Owen McComiskey - 1-25-2011 1:16 PM
Flag This Comment

I'll take Patrick Mcgoohans' Longshanks over this any day.

marck - 1-25-2011 9:01 PM
Flag This Comment

very good performances thats all!!!! the movie? made for awards....

Nan Conrey - 2-09-2011 5:14 PM
Flag This Comment

OMG we must have gone to two different movies. The King's Speech was rich, full, a delight to the eye, and filled with exceptional performances from every cast member. This movie is why movies are made. A good review is not good enough for The King's Speech.

Brian - 2-12-2011 3:45 PM
Flag This Comment

What an incredibly banal, lazy, vapid review. I hope the reviewer keeps his day job as he so brilliantly demonstrates here that he has no appreciation or understanding either of historical drama or superb acting and great film making. Quite simply stated "The King's Speech" is a brilliant film.

Joe I from Taunton MA - 2-20-2011 7:18 PM
Flag This Comment

This movie was absolutely fantastic. If you dopn't get into this one, there's got to something wrong with you. This movies is a must see. Collin Firth and Geoffery Rush were brilliant.

GCC - 2-26-2011 4:58 AM
Flag This Comment

You've got to be kidding me, Dave! I have been a follower of yours for years, and you have been my primary source for solid reviews. Yet, as with most professional reviewers over time, your desire to be contrarian seems to have finally exceeded your obligation to provide an objective, audience-relevant review. Perhaps excellent acting and a strong script are no longer valid reasons for a movie to earn a solid rating? Must have mega special effects (e.g., Avatar; Dances with Wolves rip-off with huge budget) or shock/gross-out factor? Hey, I'm no fan of the Royals (maybe, William, at most), but that's not a reason to dis' a fantastic movie. Hopefully, this was just you on a bad, anti-royal day...

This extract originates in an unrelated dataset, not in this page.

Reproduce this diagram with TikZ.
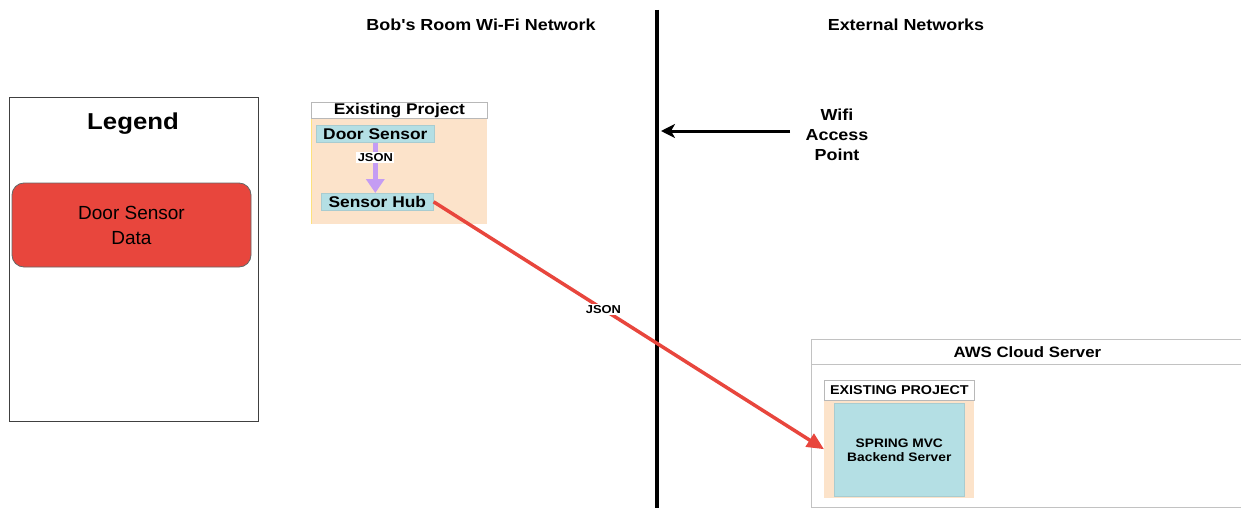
\documentclass[tikz,border=0pt]{standalone}
\usepackage{fontspec}
\setmainfont{Liberation Sans}
\newfontfamily\widesans[FakeStretch=1.12]{Liberation Sans}
\usetikzlibrary{arrows.meta}
\definecolor{keyred}{HTML}{E8463D}
\definecolor{peach}{HTML}{FCE3CA}
\definecolor{nodeblue}{HTML}{B4DFE4}
\definecolor{flowpurple}{HTML}{C49CF3}
\definecolor{boxgray}{HTML}{9A9A9A}
\newcommand{\bsz}[1]{\fontsize{#1}{1.2\dimexpr#1pt\relax}\selectfont\widesans\bfseries}
\tikzset{
  panel/.style={draw=boxgray, line width=1pt, fill=white, anchor=north west, inner sep=0pt},
  header/.style={draw=boxgray!70, line width=0.8pt, fill=white, anchor=north west, inner sep=0pt},
  groupbody/.style={fill=peach, anchor=north west, inner sep=0pt},
  device/.style={fill=nodeblue, draw=nodeblue!80!gray, line width=0.6pt, anchor=north west, inner sep=0pt, font=\bsz{15.5}},
  zonetitle/.style={font=\bsz{16}},
  flowlabel/.style={fill=white, text=black, inner sep=1.5pt, font=\bsz{11.5}},
}
\begin{document}
\begin{tikzpicture}[x=1pt, y=-1pt]
\useasboundingbox[fill=white] (0,0) rectangle (1241,508);

% legend
\node[panel, draw=black!75, minimum width=249, minimum height=324] (legend) at (9,97) {};
\node[font=\bsz{23}] (legendtitle) at (133,124) {Legend};
\node[draw=black!60, line width=0.8pt, fill=keyred, rounded corners=12pt, minimum width=239, minimum height=84,
      align=center, font=\fontsize{19}{25}\selectfont] (key) at (131.5,225) {Door Sensor\\Data};

% zone titles and boundary
\node[zonetitle] (wifizone) at (481,25) {Bob's Room Wi-Fi Network};
\node[zonetitle] (extzone) at (906,25) {External Networks};
\coordinate (divtop) at (657,10);
\coordinate (divbot) at (657,508);
\draw[line width=4pt] (divtop) -- (divbot);

% wifi access point
\node[align=center, font=\fontsize{16}{20}\selectfont\widesans\bfseries] (ap) at (837,135) {Wifi\\Access\\Point};
\coordinate (aptail) at (790,131);
\coordinate (aptip) at (661,131);
\draw[line width=3pt, -{Stealth[length=14pt, width=14pt, inset=4pt]}] (aptail) -- (aptip);

% existing project in the room
\node[groupbody, minimum width=176, minimum height=106] (roombody) at (311,118) {};
\draw[draw=yellow!60!orange!50, line width=1pt] (roombody.north west) -- (roombody.south west);
\node[header, minimum width=176, minimum height=16, font=\bsz{15.5}] (roomhead) at (311,102) {Existing Project};
\node[device, minimum width=118, minimum height=17] (ds) at (316,125) {Door Sensor};
\node[device, minimum width=112, minimum height=17] (hub) at (321,193) {Sensor Hub};
\draw[flowpurple, line width=5pt, -{Triangle[length=14pt, width=18pt]}] (ds.south) -- (ds.south |- hub.north)
  node[flowlabel, pos=0.3] (json1) {JSON};

% AWS cloud server
\node[panel, draw=boxgray!60, line width=0.8pt, minimum width=432, minimum height=168] (aws) at (811,339) {};
\node[header, draw=boxgray!60, minimum width=432, minimum height=25, font=\bsz{15}] (awshead) at (811,339) {AWS Cloud Server};
\node[groupbody, minimum width=150, minimum height=98] (cloudbody) at (824,400) {};
\node[header, minimum width=150, minimum height=20, font=\bsz{12.8}] (cloudhead) at (824,380) {EXISTING PROJECT};
\node[fill=nodeblue, draw=nodeblue!80!gray, line width=0.6pt, anchor=north west, inner sep=0pt,
      minimum width=130, minimum height=93, align=center, font=\fontsize{12.3}{14}\selectfont\widesans\bfseries] (spring) at (834,403)
      {SPRING MVC\\Backend Server};

% data flow to the cloud
\draw[keyred, line width=3.5pt, -{Triangle[length=17pt, width=15pt]}] (hub.east) -- (cloudbody.west)
  node[flowlabel, pos=0.435] (json2) {JSON};
\end{tikzpicture}
\end{document}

Louisa - 2-26-2011 7:58 PM
Flag This Comment

What lovable royals? The only even likable ones are Bertie and his wife (and of course the daughters), while his brother comes off as a weak-willed buffoon, his father as a tyrant, and his mother as a cold...well. Something Bertie could say at the top of his lungs without stuttering. And even Bertie and Elizabeth take their class distinctions seriously, keeping them from being TOO likable.